Musically, 23 isn’t so much a departure from Misery Is a Butterfly but a refinement. The layers are richer and more weighty and expressive — cooed vocals, horns and sometimes massive amounts of feedback and drone color every bit of space. The album’s opener and title track is a head-spinning yet lulling swirl of dreamy, ethereal guitar, feedback and multi-tracked harmony vocals, resulting in masterfully controlled elegant chaos. It’s the most successful experiment in the band’s catalogue at both pushing and blurring the lines of beauty and pandemonium.
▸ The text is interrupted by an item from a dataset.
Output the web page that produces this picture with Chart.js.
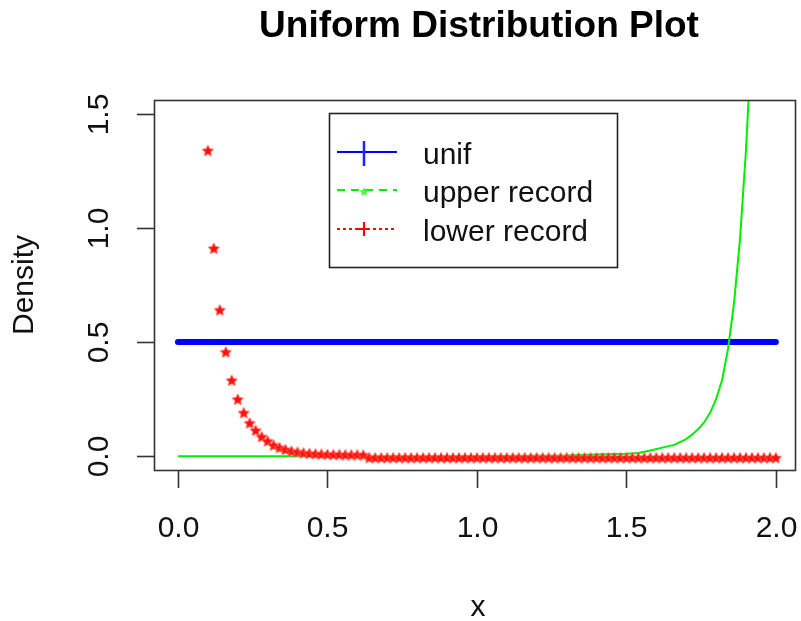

Elsewhere, “Heroine,” a spotlight of Kazu Makino’s allure and charm, finds her stretching her vocals to the limit, at times sounding soft and damaged then shrieking on the boundaries of harmony, fully exposing her emotional range as both a singer and deeply sympathetic human being. Co-vocalist Amedeo Pace also rises to the challenge, at times anxious (“Looking down a cliff/ it isn’t fun it’s communicating fear”), confrontational (“You say it like a cat/ say it to my face/ and say what you know everyone says”) and thoughtful (“Tell me what you’ve seen, my life/ I look in your eyes I can only see my own reflection”).
Too often, we chastise a band for not taking risks. But isn’t it a triumph when a band reflects upon itself and then delivers its roundest, most complete and multiply rewarding statement of its career? This album may be the first actual representation of Blonde Redhead on record. Where the band goes from this point only the members know, but 23 is one of the more enjoyable musical experiences I have encountered this year.